▸ What is asked:
Would you transcribe the listing that follows, character for character, and omit its images?

▸ Given material:
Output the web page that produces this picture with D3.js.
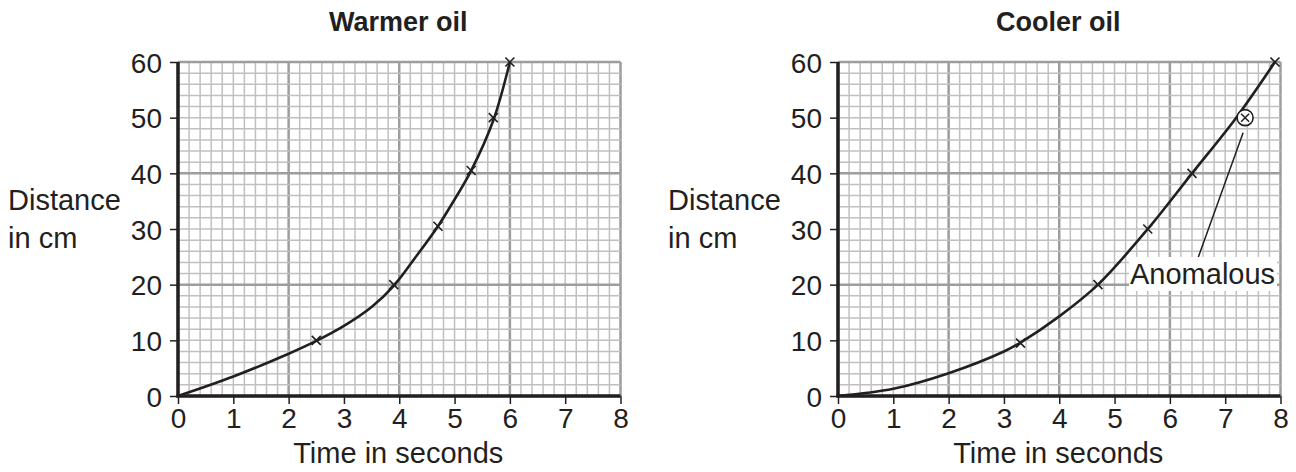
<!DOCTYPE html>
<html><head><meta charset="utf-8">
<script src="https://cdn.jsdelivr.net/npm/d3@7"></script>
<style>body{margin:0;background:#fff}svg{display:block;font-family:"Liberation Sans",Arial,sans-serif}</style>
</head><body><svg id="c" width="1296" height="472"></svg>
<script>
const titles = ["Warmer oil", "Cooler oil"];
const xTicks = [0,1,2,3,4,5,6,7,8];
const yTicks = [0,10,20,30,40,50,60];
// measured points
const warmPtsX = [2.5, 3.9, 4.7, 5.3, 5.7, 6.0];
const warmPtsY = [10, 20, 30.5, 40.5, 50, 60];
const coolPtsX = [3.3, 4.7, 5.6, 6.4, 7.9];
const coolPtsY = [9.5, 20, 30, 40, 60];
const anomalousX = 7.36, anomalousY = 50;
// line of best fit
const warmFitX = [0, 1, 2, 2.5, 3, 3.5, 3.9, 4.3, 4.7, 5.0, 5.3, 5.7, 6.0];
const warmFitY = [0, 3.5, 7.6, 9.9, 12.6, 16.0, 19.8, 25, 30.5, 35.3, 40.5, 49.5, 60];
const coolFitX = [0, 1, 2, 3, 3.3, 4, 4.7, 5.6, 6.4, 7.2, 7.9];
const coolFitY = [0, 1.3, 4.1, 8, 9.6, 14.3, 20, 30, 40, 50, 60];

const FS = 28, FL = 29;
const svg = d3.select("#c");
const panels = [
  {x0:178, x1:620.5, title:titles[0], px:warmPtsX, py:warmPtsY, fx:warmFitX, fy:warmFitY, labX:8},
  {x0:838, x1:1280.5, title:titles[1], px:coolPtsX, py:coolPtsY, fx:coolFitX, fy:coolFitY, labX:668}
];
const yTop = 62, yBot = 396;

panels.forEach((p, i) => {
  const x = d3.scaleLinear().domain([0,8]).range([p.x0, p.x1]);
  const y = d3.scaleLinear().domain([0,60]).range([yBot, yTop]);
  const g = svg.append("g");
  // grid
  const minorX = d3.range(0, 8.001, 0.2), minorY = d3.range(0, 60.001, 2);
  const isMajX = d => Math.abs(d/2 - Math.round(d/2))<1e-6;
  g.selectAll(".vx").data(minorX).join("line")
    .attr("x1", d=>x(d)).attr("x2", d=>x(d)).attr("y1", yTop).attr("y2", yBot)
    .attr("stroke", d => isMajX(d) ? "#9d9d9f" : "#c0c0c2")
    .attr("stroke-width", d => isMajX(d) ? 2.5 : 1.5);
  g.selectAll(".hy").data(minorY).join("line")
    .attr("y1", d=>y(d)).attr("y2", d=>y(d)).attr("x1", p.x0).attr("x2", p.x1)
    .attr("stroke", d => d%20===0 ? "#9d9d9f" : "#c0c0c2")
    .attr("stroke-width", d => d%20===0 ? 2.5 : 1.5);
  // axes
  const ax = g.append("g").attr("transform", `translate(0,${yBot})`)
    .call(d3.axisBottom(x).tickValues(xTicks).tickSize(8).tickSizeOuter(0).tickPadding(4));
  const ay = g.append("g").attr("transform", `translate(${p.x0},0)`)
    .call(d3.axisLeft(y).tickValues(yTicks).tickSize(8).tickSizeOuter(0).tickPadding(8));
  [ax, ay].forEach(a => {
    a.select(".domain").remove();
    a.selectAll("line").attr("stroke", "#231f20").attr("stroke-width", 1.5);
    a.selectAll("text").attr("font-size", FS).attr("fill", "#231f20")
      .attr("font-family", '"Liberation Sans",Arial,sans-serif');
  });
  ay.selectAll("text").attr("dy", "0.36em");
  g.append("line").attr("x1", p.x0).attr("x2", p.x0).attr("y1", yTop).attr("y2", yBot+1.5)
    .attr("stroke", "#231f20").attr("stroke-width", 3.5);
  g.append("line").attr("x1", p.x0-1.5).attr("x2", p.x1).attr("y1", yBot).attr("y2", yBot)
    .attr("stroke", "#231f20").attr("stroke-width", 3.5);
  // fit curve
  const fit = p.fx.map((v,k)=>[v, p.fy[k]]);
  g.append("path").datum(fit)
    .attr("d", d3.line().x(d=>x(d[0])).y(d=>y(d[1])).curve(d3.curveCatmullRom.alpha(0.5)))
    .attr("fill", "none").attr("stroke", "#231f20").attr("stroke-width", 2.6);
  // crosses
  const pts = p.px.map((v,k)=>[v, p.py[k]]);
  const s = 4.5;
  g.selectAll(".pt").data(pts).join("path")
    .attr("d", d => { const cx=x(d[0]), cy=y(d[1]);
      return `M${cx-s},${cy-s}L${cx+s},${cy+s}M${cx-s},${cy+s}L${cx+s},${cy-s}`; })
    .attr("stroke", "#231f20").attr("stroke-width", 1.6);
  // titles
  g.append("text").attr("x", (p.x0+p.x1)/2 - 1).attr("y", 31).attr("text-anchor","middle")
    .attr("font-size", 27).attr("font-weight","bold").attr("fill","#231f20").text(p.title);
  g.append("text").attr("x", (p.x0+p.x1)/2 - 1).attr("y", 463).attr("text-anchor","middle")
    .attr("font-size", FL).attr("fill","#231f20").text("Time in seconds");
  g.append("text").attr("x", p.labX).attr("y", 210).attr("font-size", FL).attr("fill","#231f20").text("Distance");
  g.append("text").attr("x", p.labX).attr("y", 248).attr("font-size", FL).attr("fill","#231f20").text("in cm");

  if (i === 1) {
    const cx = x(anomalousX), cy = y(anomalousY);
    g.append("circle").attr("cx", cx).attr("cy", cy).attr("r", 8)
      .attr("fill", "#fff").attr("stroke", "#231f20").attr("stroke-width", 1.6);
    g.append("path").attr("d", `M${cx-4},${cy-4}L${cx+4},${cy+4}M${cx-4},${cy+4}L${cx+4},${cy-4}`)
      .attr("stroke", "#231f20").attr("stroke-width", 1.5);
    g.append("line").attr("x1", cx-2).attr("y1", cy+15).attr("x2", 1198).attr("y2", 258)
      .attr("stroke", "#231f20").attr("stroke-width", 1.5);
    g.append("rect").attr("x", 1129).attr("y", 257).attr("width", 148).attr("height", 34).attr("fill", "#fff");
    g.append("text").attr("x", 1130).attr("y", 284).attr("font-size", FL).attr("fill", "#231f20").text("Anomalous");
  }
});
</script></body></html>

▸ Output:
Output the web page that produces this picture with D3.js.
<!DOCTYPE html>
<html><head><meta charset="utf-8">
<script src="https://cdn.jsdelivr.net/npm/d3@7"></script>
<style>body{margin:0;background:#fff}svg{display:block;font-family:"Liberation Sans",Arial,sans-serif}</style>
</head><body><svg id="c" width="1296" height="472"></svg>
<script>
const titles = ["Warmer oil", "Cooler oil"];
const xTicks = [0,1,2,3,4,5,6,7,8];
const yTicks = [0,10,20,30,40,50,60];
// measured points
const warmPtsX = [2.5, 3.9, 4.7, 5.3, 5.7, 6.0];
const warmPtsY = [10, 20, 30.5, 40.5, 50, 60];
const coolPtsX = [3.3, 4.7, 5.6, 6.4, 7.9];
const coolPtsY = [9.5, 20, 30, 40, 60];
const anomalousX = 7.36, anomalousY = 50;
// line of best fit
const warmFitX = [0, 1, 2, 2.5, 3, 3.5, 3.9, 4.3, 4.7, 5.0, 5.3, 5.7, 6.0];
const warmFitY = [0, 3.5, 7.6, 9.9, 12.6, 16.0, 19.8, 25, 30.5, 35.3, 40.5, 49.5, 60];
const coolFitX = [0, 1, 2, 3, 3.3, 4, 4.7, 5.6, 6.4, 7.2, 7.9];
const coolFitY = [0, 1.3, 4.1, 8, 9.6, 14.3, 20, 30, 40, 50, 60];

const FS = 28, FL = 29;
const svg = d3.select("#c");
const panels = [
  {x0:178, x1:620.5, title:titles[0], px:warmPtsX, py:warmPtsY, fx:warmFitX, fy:warmFitY, labX:8},
  {x0:838, x1:1280.5, title:titles[1], px:coolPtsX, py:coolPtsY, fx:coolFitX, fy:coolFitY, labX:668}
];
const yTop = 62, yBot = 396;

panels.forEach((p, i) => {
  const x = d3.scaleLinear().domain([0,8]).range([p.x0, p.x1]);
  const y = d3.scaleLinear().domain([0,60]).range([yBot, yTop]);
  const g = svg.append("g");
  // grid
  const minorX = d3.range(0, 8.001, 0.2), minorY = d3.range(0, 60.001, 2);
  const isMajX = d => Math.abs(d/2 - Math.round(d/2))<1e-6;
  g.selectAll(".vx").data(minorX).join("line")
    .attr("x1", d=>x(d)).attr("x2", d=>x(d)).attr("y1", yTop).attr("y2", yBot)
    .attr("stroke", d => isMajX(d) ? "#9d9d9f" : "#c0c0c2")
    .attr("stroke-width", d => isMajX(d) ? 2.5 : 1.5);
  g.selectAll(".hy").data(minorY).join("line")
    .attr("y1", d=>y(d)).attr("y2", d=>y(d)).attr("x1", p.x0).attr("x2", p.x1)
    .attr("stroke", d => d%20===0 ? "#9d9d9f" : "#c0c0c2")
    .attr("stroke-width", d => d%20===0 ? 2.5 : 1.5);
  // axes
  const ax = g.append("g").attr("transform", `translate(0,${yBot})`)
    .call(d3.axisBottom(x).tickValues(xTicks).tickSize(8).tickSizeOuter(0).tickPadding(4));
  const ay = g.append("g").attr("transform", `translate(${p.x0},0)`)
    .call(d3.axisLeft(y).tickValues(yTicks).tickSize(8).tickSizeOuter(0).tickPadding(8));
  [ax, ay].forEach(a => {
    a.select(".domain").remove();
    a.selectAll("line").attr("stroke", "#231f20").attr("stroke-width", 1.5);
    a.selectAll("text").attr("font-size", FS).attr("fill", "#231f20")
      .attr("font-family", '"Liberation Sans",Arial,sans-serif');
  });
  ay.selectAll("text").attr("dy", "0.36em");
  g.append("line").attr("x1", p.x0).attr("x2", p.x0).attr("y1", yTop).attr("y2", yBot+1.5)
    .attr("stroke", "#231f20").attr("stroke-width", 3.5);
  g.append("line").attr("x1", p.x0-1.5).attr("x2", p.x1).attr("y1", yBot).attr("y2", yBot)
    .attr("stroke", "#231f20").attr("stroke-width", 3.5);
  // fit curve
  const fit = p.fx.map((v,k)=>[v, p.fy[k]]);
  g.append("path").datum(fit)
    .attr("d", d3.line().x(d=>x(d[0])).y(d=>y(d[1])).curve(d3.curveCatmullRom.alpha(0.5)))
    .attr("fill", "none").attr("stroke", "#231f20").attr("stroke-width", 2.6);
  // crosses
  const pts = p.px.map((v,k)=>[v, p.py[k]]);
  const s = 4.5;
  g.selectAll(".pt").data(pts).join("path")
    .attr("d", d => { const cx=x(d[0]), cy=y(d[1]);
      return `M${cx-s},${cy-s}L${cx+s},${cy+s}M${cx-s},${cy+s}L${cx+s},${cy-s}`; })
    .attr("stroke", "#231f20").attr("stroke-width", 1.6);
  // titles
  g.append("text").attr("x", (p.x0+p.x1)/2 - 1).attr("y", 31).attr("text-anchor","middle")
    .attr("font-size", 27).attr("font-weight","bold").attr("fill","#231f20").text(p.title);
  g.append("text").attr("x", (p.x0+p.x1)/2 - 1).attr("y", 463).attr("text-anchor","middle")
    .attr("font-size", FL).attr("fill","#231f20").text("Time in seconds");
  g.append("text").attr("x", p.labX).attr("y", 210).attr("font-size", FL).attr("fill","#231f20").text("Distance");
  g.append("text").attr("x", p.labX).attr("y", 248).attr("font-size", FL).attr("fill","#231f20").text("in cm");

  if (i === 1) {
    const cx = x(anomalousX), cy = y(anomalousY);
    g.append("circle").attr("cx", cx).attr("cy", cy).attr("r", 8)
      .attr("fill", "#fff").attr("stroke", "#231f20").attr("stroke-width", 1.6);
    g.append("path").attr("d", `M${cx-4},${cy-4}L${cx+4},${cy+4}M${cx-4},${cy+4}L${cx+4},${cy-4}`)
      .attr("stroke", "#231f20").attr("stroke-width", 1.5);
    g.append("line").attr("x1", cx-2).attr("y1", cy+15).attr("x2", 1198).attr("y2", 258)
      .attr("stroke", "#231f20").attr("stroke-width", 1.5);
    g.append("rect").attr("x", 1129).attr("y", 257).attr("width", 148).attr("height", 34).attr("fill", "#fff");
    g.append("text").attr("x", 1130).attr("y", 284).attr("font-size", FL).attr("fill", "#231f20").text("Anomalous");
  }
});
</script></body></html>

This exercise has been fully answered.